Rows from a dataset of charts and code
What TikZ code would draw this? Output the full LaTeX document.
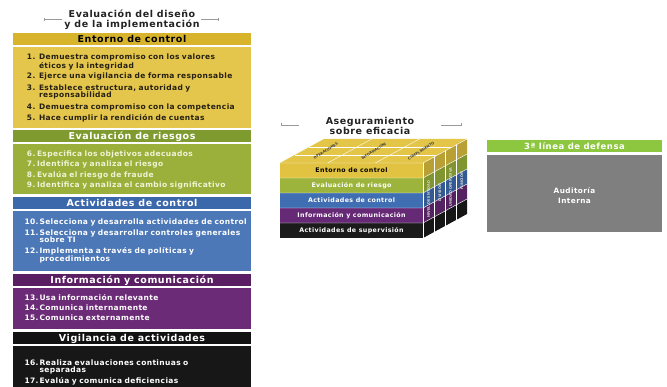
\documentclass[tikz,border=0pt]{standalone}
\usepackage{fontspec}
\setmainfont{DejaVu Sans}
\newfontfamily\widefont[LetterSpace=6]{DejaVu Sans}
\newfontfamily\bodyfont[LetterSpace=5]{DejaVu Sans}
\usetikzlibrary{positioning, calc, arrows.meta}

\definecolor{entHead}{HTML}{D8B32C}
\definecolor{entBody}{HTML}{E4C64D}
\definecolor{entTxt}{HTML}{262010}
\definecolor{rieHead}{HTML}{7F9A2E}
\definecolor{rieBody}{HTML}{9BB03B}
\definecolor{rieTxt}{HTML}{F0F3D6}
\definecolor{actHead}{HTML}{3B67AB}
\definecolor{actBody}{HTML}{4C78B8}
\definecolor{infHead}{HTML}{5A1F62}
\definecolor{infBody}{HTML}{6C2B77}
\definecolor{vigHead}{HTML}{121212}
\definecolor{vigBody}{HTML}{171717}
\definecolor{cubeTop}{HTML}{E3C547}
\definecolor{cubeYel}{HTML}{E2C341}
\definecolor{cubeGrn}{HTML}{9CB43B}
\definecolor{cubeBlu}{HTML}{3F6EB3}
\definecolor{cubePur}{HTML}{662976}
\definecolor{cubeBlk}{HTML}{1B1B1B}
\definecolor{linGreen}{HTML}{8DC63F}
\definecolor{audGray}{HTML}{7F7F7F}
\definecolor{titleGray}{HTML}{222222}
\definecolor{ruleGray}{HTML}{9A9A9A}

\tikzset{
every node/.style = {inner sep = 0pt, outer sep = 0pt},
sechead/.style = {rectangle, anchor = north west, minimum width = 238pt,
   minimum height = 12pt, text height = 7.5pt, text depth = .6pt,
   font = \widefont\bfseries\fontsize{9.5}{10}\selectfont},
secbody/.style = {rectangle, anchor = north west, minimum width = 238pt},
itemnum/.style = {anchor = base west,
   font = \bodyfont\bfseries\fontsize{7.5}{7.5}\selectfont},
itemtxt/.style = {itemnum, text width = 225pt, align = left},
headline/.style = {align = center, text = titleGray,
   font = \widefont\bfseries\fontsize{9.5}{9.5}\selectfont},
dashrule/.style = {draw = ruleGray, line width = .5pt, {Bar[width = 3pt]}-},
cuberow/.style = {font = \widefont\bfseries\fontsize{6.3}{6.3}\selectfont},
cubelabel/.style = {align = center, font = \bfseries\fontsize{3.5}{3.8}\selectfont},
gridline/.style = {draw = white, line width = .4pt}
}

\begin{document}
\begin{tikzpicture}[x = 1pt, y = -1pt]
\useasboundingbox (0,0) rectangle (667,387);

%% Left column: titles
\node [headline] (titleLeft) at (132,19.5) {Evaluación del diseño\\y de la implementación};
\draw [dashrule] ($(titleLeft.west)+(-20,0)$) -- ($(titleLeft.west)+(-2,0)$);
\draw [dashrule] ($(titleLeft.east)+(19,0)$) -- ($(titleLeft.east)+(1,0)$);

%% Section headers and bodies
\foreach \nm/\y/\hc/\tc/\txt in {Entorno/33/entHead/black/Entorno de control,
   Riesgos/130.5/rieHead/white/Evaluación de riesgos,
   Control/197.5/actHead/white/Actividades de control,
   Info/274/infHead/white/Información y comunicación,
   Vigilancia/332/vigHead/white/Vigilancia de actividades}{
   \node [sechead, fill = \hc, text = \tc] (h\nm) at (13,\y) {\txt};
}
\foreach \nm/\y/\h/\bc in {Entorno/47/81.5/entBody, Riesgos/144.5/50/rieBody,
   Control/211/60.5/actBody, Info/288/41.5/infBody, Vigilancia/346/41/vigBody}{
   \node [secbody, fill = \bc, minimum height = \h pt] (b\nm) at (13,\y) {};
}

%% Principles
\foreach \n/\xn/\xt/\y/\col/\txt in {
   1/27/39/59.7/entTxt/{Demuestra compromiso con los valores\\éticos y la integridad},
   2/27/39/78.7/entTxt/{Ejerce una vigilancia de forma responsable},
   3/27/39/90.2/entTxt/{Establece estructura, autoridad y\\responsabilidad},
   4/27/39/109.2/entTxt/{Demuestra compromiso con la competencia},
   5/27/39/120.7/entTxt/{Hace cumplir la rendición de cuentas},
   6/27/37/156.7/rieTxt/{Especifica los objetivos adecuados},
   7/27/37/167/rieTxt/{Identifica y analiza el riesgo},
   8/27/37/177.4/rieTxt/{Evalúa el riesgo de fraude},
   9/27/37/188/rieTxt/{Identifica y analiza el cambio significativo},
   10/24.5/39.5/225/white/{Selecciona y desarrolla actividades de control},
   11/24.5/39.5/235.4/white/{Selecciona y desarrollar controles generales\\sobre TI},
   12/24.5/39.5/253.7/white/{Implementa a través de políticas y\\procedimientos},
   13/24.5/39.5/300.4/white/{Usa información relevante},
   14/24.5/39.5/310.7/white/{Comunica internamente},
   15/24.5/39.5/321/white/{Comunica externamente},
   16/24.5/39.5/365.4/white/{Realiza evaluaciones continuas o\\separadas},
   17/24.5/39.5/383.4/white/{Evalúa y comunica deficiencias}}{
   \node [itemnum, text = \col] (num\n) at (\xn,\y) {\n.};
   \node [itemtxt, text = \col] (itm\n) at (\xt,\y) {\txt};
}

%% Cube: title
\node [headline] (titleCube) at (370,126) {Aseguramiento\\sobre eficacia};
\draw [dashrule] ($(titleCube.west)+(-45,-1)$) -- ($(titleCube.west)+(-27,-1)$);
\draw [dashrule] ($(titleCube.east)+(47,-1)$) -- ($(titleCube.east)+(27,-1)$);

%% Cube: top face
\fill [cubeTop] (280,163) -- (423,163) -- (467,139) -- (324,139) -- cycle;
\foreach \f in {1,2}{
   \draw [gridline] (280+143*\f/3,163) -- (324+143*\f/3,139);
   \draw [gridline] (280+44*\f/3,163-24*\f/3) -- (423+44*\f/3,163-24*\f/3);
}
\foreach \k/\txt in {0/OPERACIONES, 1/INFORMACIÓN, 2/CUMPLIMIENTO}{
   \node [cubelabel, rotate = 32, text = black!75] (obj\k) at (280+143*\k/3+23.8+22,151) {\txt};
}

%% Cube: front rows and side face
\foreach \i/\col/\tc/\txt in {0/cubeYel/black/Entorno de control,
   1/cubeGrn/white/Evaluación de riesgo,
   2/cubeBlu/white/Actividades de control,
   3/cubePur/white/Información y comunicación,
   4/cubeBlk/white/Actividades de supervisión}{
   \fill [\col] (280,163+15*\i) rectangle (423,178+15*\i);
   \fill [\col!82!black] (423,163+15*\i) -- (467,139+15*\i) -- (467,154+15*\i)
      -- (423,178+15*\i) -- cycle;
   \draw [gridline] (280,163+15*\i) -- (423,163+15*\i) -- (467,139+15*\i);
   \node [cuberow, text = \tc] (row\i) at (351.5,170.5+15*\i) {\txt};
}
\foreach \g in {1,2,3}{
   \draw [gridline] (423+11*\g,163-6*\g) -- (423+11*\g,238-6*\g);
}
\draw [gridline] (423,163) -- (423,238);
\foreach \j/\txt in {0/NIVEL DE ENTIDAD, 1/DIVISIÓN, 2/UNIDAD OPERATIVA, 3/FUNCIÓN}{
   \node [cubelabel, rotate = 90, text = white!85!black] (lev\j) at (428.5+11*\j,199-6*\j) {\txt};
}

%% Third line of defence
\node [sechead, minimum width = 175pt, fill = linGreen, text = white,
   font = \widefont\bfseries\fontsize{8.5}{9}\selectfont] (hLinea) at (487,140.5) {3ª línea de defensa};
\node [secbody, minimum width = 175pt, minimum height = 77pt, fill = audGray] (bAudit) at (487,155) {};
\node [headline, text = white, font = \widefont\bfseries\fontsize{7.3}{10.5}\selectfont]
   (audit) at ($(bAudit.center)+(0,2)$) {Auditoría\\Interna};

\end{tikzpicture}
\end{document}
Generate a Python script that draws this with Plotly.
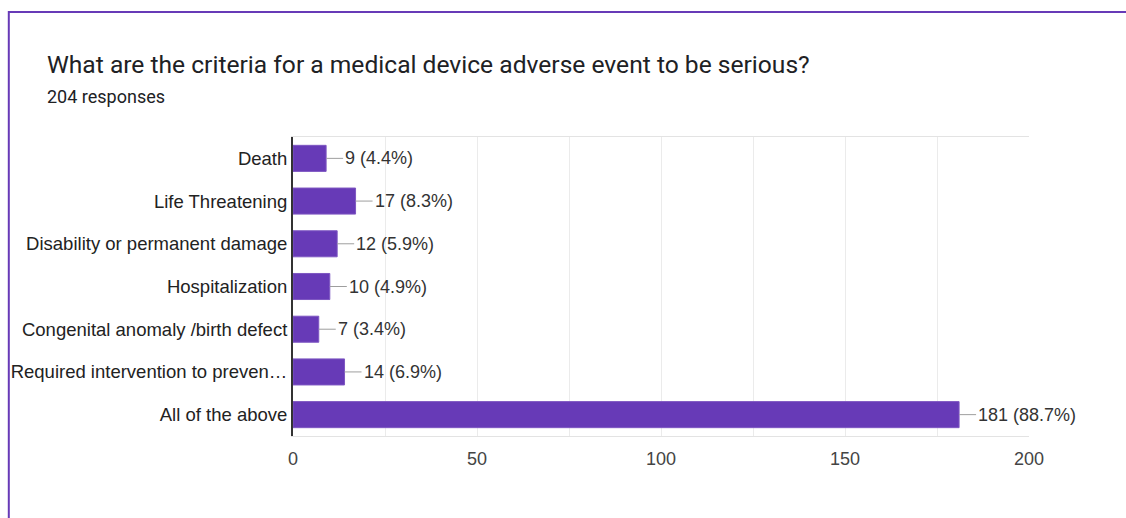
import plotly.graph_objects as go

categories = ["Death", "Life Threatening", "Disability or permanent damage", "Hospitalization",
              "Congenital anomaly /birth defect", "Required intervention to preven\u2026", "All of the above"]
counts = [9, 17, 12, 10, 7, 14, 181]
total_responses = 204
title_text = "What are the criteria for a medical device adverse event to be serious?"
subtitle_text = f"{total_responses} responses"
x_ticks = [0, 50, 100, 150, 200]

W, H = 1126, 518
L, R, T, B = 293, 97, 137, 82
PW, PH = W - L - R, H - T - B

def px_x(px):
    return (px - L) / PW

def px_y(py):
    return (H - B - py) / PH

PURPLE = "#673ab7"
SANS = "Liberation Sans, Arial, sans-serif"

fig = go.Figure(go.Bar(
    x=counts, y=categories, orientation="h",
    marker=dict(color=PURPLE, line=dict(color="#7e57c2", width=1)),
    hoverinfo="skip",
))

annotations = []
for c, v in zip(categories, counts):
    pct = v / total_responses * 100
    annotations.append(dict(
        x=v, y=c, xref="x", yref="y", text=f"{v} ({pct:.1f}%)",
        showarrow=True, arrowhead=0, arrowwidth=1, arrowcolor="#9e9e9e",
        ax=17, ay=0, xanchor="left", yanchor="middle", standoff=0,
        font=dict(family=SANS, size=18, color="#333333"),
    ))

annotations.append(dict(x=px_x(45), y=px_y(65), xref="paper", yref="paper", text=title_text,
                        showarrow=False, xanchor="left", yanchor="middle",
                        font=dict(family="Roboto, sans-serif", size=24.6, color="#202124")))
annotations.append(dict(x=px_x(45), y=px_y(96), xref="paper", yref="paper", text=subtitle_text,
                        showarrow=False, xanchor="left", yanchor="middle",
                        font=dict(family="Roboto, sans-serif", size=18, color="#202124")))

fig.update_layout(
    width=W, height=H,
    margin=dict(l=L, r=R, t=T, b=B, pad=0),
    paper_bgcolor="white", plot_bgcolor="white",
    showlegend=False, bargap=0.39,
    annotations=annotations,
    shapes=[dict(type="rect", xref="paper", yref="paper",
                 x0=px_x(8.8), x1=px_x(1140), y0=px_y(540), y1=px_y(12),
                 line=dict(color=PURPLE, width=2), fillcolor="rgba(0,0,0,0)", layer="above")],
    xaxis=dict(range=[0, 200], tickvals=x_ticks, ticktext=[str(t) for t in x_ticks],
               showgrid=True, gridcolor="#ebebeb", gridwidth=1,
               minor=dict(dtick=25, showgrid=True, gridcolor="#ebebeb", gridwidth=1),
               showline=True, linecolor="#e3e3e3", linewidth=1, mirror=True,
               zeroline=False, ticks="", ticklabelstandoff=6,
               tickfont=dict(family=SANS, size=18, color="#444444")),
    yaxis=dict(autorange="reversed", showgrid=False, zeroline=False,
               showline=True, linecolor="#333333", linewidth=2, ticks="",
               ticklabelstandoff=0,
               tickfont=dict(family=SANS, size=18.5, color="#222222")),
)

fig.write_html("out.html")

- REQUIREMENT -
Scan the entries above. Copy each line that has the string "What".

- REPLY TO THE EXERCISE -
What TikZ code would draw this? Output the full LaTeX document.
title_text = "What are the criteria for a medical device adverse event to be serious?"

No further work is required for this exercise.